Figure 4: Polariscope observation of emerald
Figure 5: Conoscope image showing uniaxial interference figure
Test Results
| Group | Optical Characteristics |
|---|---|
| A | Four bright & four dark; uniaxial |
| B | Four bright & four dark; uniaxial |
| D | Four bright & four dark; uniaxial |
All three groups remain consistent with emerald and move to the next step.
Step 3: Pleochroism (Calcite Dichroscope)
Emerald exhibits medium to strong pleochroism, typically showing:
-
Blue-green
-
Yellow-green
Figure 6: Pleochroism observed with a dichroscope
Test Results
| Group | Pleochroism |
|---|---|
| A | Medium; blue-green / yellow-green |
| B | Strong; blue-green / yellow-green |
| D | Medium; blue-green / yellow-green |
All three groups still meet emerald criteria.
Step 4: Absorption Spectrum (Spectroscope)

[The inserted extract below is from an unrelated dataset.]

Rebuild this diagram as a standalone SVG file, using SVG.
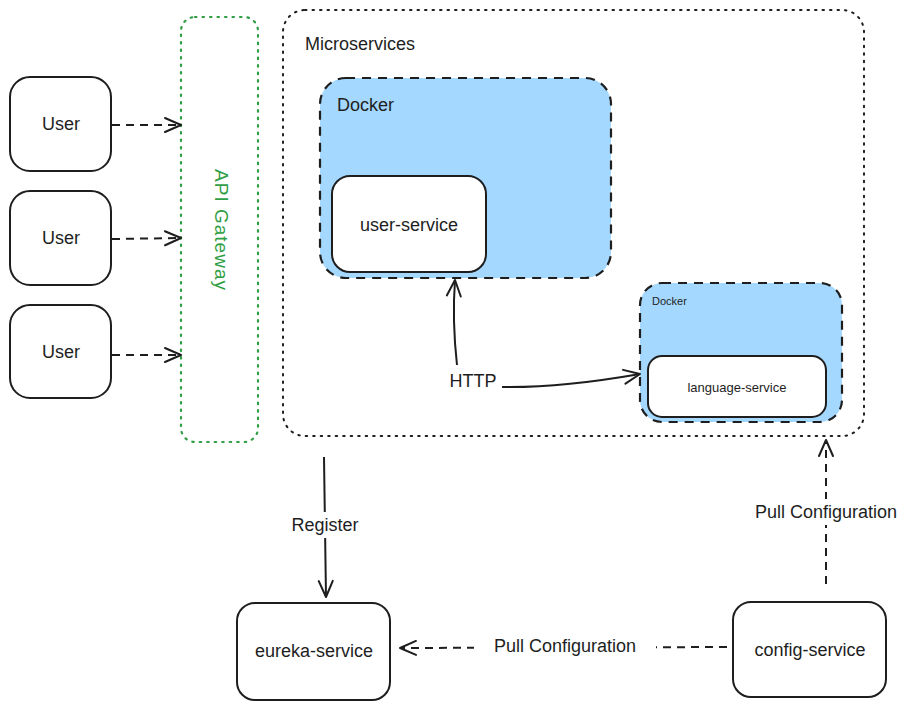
<svg xmlns="http://www.w3.org/2000/svg" width="921" height="709" viewBox="0 0 921 709">
<defs>
<marker id="ah" viewBox="0 0 20 20" refX="18" refY="10" markerWidth="20" markerHeight="20" markerUnits="userSpaceOnUse" orient="auto">
<path d="M2 3 L18 10 L2 17" fill="none" stroke="#1e1e1e" stroke-width="2" stroke-linecap="round" stroke-linejoin="round"/>
</marker>
</defs>
<style>
text{font-family:"Liberation Sans",Arial,sans-serif;fill:#1e1e1e;font-size:18px}
.c{text-anchor:middle;dominant-baseline:central}
.box{fill:#fff;stroke:#1e1e1e;stroke-width:2}
.dock{fill:#a5d8ff;stroke:#1e1e1e;stroke-width:2.2;stroke-dasharray:9 7}
.dot{fill:none;stroke:#1e1e1e;stroke-width:2;stroke-dasharray:1.5 6;stroke-linecap:round}
.gdot{fill:none;stroke:#2f9e44;stroke-width:2.2;stroke-dasharray:1.5 6;stroke-linecap:round}
.ln{fill:none;stroke:#1e1e1e;stroke-width:2;marker-end:url(#ah)}
.dash{stroke-dasharray:8 6}
.bg{fill:#fff}
</style>
<rect width="921" height="709" fill="#fff"/>
<g id="microservices">
<rect class="dot" x="283" y="10" width="581" height="426" rx="22"/>
<text x="305" y="50">Microservices</text>
</g>
<g id="api-gateway">
<rect class="gdot" x="181" y="17" width="77" height="425" rx="14"/>
<text class="c" transform="translate(221 230) rotate(90)" style="fill:#2f9e44;font-size:19px;letter-spacing:1px">API Gateway</text>
</g>
<g id="user1"><rect class="box" x="10" y="77" width="101" height="94" rx="20"/><text class="c" x="61" y="124">User</text></g>
<g id="user2"><rect class="box" x="10" y="191" width="101" height="94" rx="20"/><text class="c" x="61" y="238">User</text></g>
<g id="user3"><rect class="box" x="10" y="305" width="101" height="93" rx="20"/><text class="c" x="61" y="352">User</text></g>
<g id="docker1">
<rect class="dock" x="320" y="78" width="291" height="200" rx="26"/>
<text x="337" y="111">Docker</text>
</g>
<g id="user-service"><rect class="box" x="332" y="176" width="154" height="96" rx="18"/><text class="c" x="409" y="225">user-service</text></g>
<g id="docker2">
<rect class="dock" x="640" y="283" width="202" height="139" rx="22"/>
<text x="652" y="305" style="font-size:11px">Docker</text>
</g>
<g id="language-service"><rect class="box" x="648" y="356" width="178" height="61" rx="14"/><text class="c" x="737" y="387" style="font-size:13px">language-service</text></g>
<g id="eureka-service"><rect class="box" x="237" y="603" width="153" height="97" rx="18"/><text class="c" x="314" y="651">eureka-service</text></g>
<g id="config-service"><rect class="box" x="733" y="602" width="153" height="95" rx="18"/><text class="c" x="810" y="650">config-service</text></g>
<g id="connectors">
<path class="ln dash" d="M112 125 L181 125"/>
<path class="ln dash" d="M112 239 L181 238"/>
<path class="ln dash" d="M112 355 L181 355"/>
<path class="ln" d="M457 365 Q452 320 455 280"/>
<path class="ln" d="M502 387 Q560 388 640 374"/>
<text class="c" x="473" y="381">HTTP</text>
<path class="ln" d="M324 457 L326 597"/>
<rect class="bg" x="282" y="512" width="86" height="26"/>
<text class="c" x="325" y="525">Register</text>
<path class="ln dash" d="M727 647 L400 648"/>
<rect class="bg" x="474" y="633" width="182" height="26"/>
<text class="c" x="565" y="646">Pull Configuration</text>
<path class="ln dash" d="M826 584 L826 440"/>
<rect class="bg" x="738" y="499" width="176" height="26"/>
<text class="c" x="826" y="512">Pull Configuration</text>
</g>
</svg>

Emerald’s color is caused primarily by chromium, producing a characteristic absorption spectrum.
Key features include:
-
Strong absorption lines at 683 nm and 680 nm
-
Weaker lines at 662 nm and 646 nm
-
Partial absorption in the 630–580 nm region
-
Complete absorption in the violet region
Figure 7: Emerald absorption spectrum
Test Results
| Group | Spectrum |
|---|---|
| A | Chromium absorption lines |
| B | Chromium absorption lines |
| D | Chromium absorption lines |
All three groups pass the spectroscopic test.
Step 5: Microscopic Examination (Critical Step)
Microscopic observation is the decisive stage for separating natural, treated, and synthetic emeralds.
Figure 8: Typical emerald identification features under magnification
Group A – Treated (Optimized) Emeralds
Figures 9–10
-
Yellow-brown oil surrounding mineral inclusions
-
Green oil filling fractures
These features indicate clarity enhancement by oil or resin.
✅ Identification: Treated (optimized) emerald
Group B – Synthetic Emeralds
Figures 11–13
-
Wavy growth lines
-
Flux residues
-
Nail-shaped inclusions
These are classic indicators of laboratory-grown emeralds.
✅ Identification: Synthetic emerald
Group D – Natural Emeralds
Figures 14–20
Observed features include:
-
Parallel tubular inclusions
-
Negative crystals
-
Gas–liquid inclusions
-
Cavities
-
Chromite solid inclusions
-
Cracks and healed fissures
-
Three-phase inclusions
-
Fibrous inclusions
These complex, naturally formed inclusions are definitive evidence of natural emerald origin.
✅ Identification: Natural emerald
Final Identification Summary
| Group | Refractive Index | Optical Properties | Pleochroism | Absorption Spectrum | Microscopic Features | Result |
|---|---|---|---|---|---|---|
| A | 1.58 | Uniaxial | Medium | Chromium lines | Oil filling | Treated emerald |
| B | 1.577–1.583 | Uniaxial | Strong | Chromium lines | Flux, growth lines | Synthetic emerald |
| C | 1.545 | — | — | — | — | Imitation |
| D | 1.577–1.583 | Uniaxial | Medium | Chromium lines | Natural inclusions | Natural emerald |
Conclusion
Accurate emerald identification cannot rely on a single test. Only by combining:
-
Refractive index
-
Optical properties
-
Pleochroism
-
Absorption spectrum
-
Microscopic inclusion analysis
can natural emeralds be reliably distinguished from treated, synthetic, and imitation materials.
This systematic approach reflects international gemological standards and provides the highest level of identification confidence.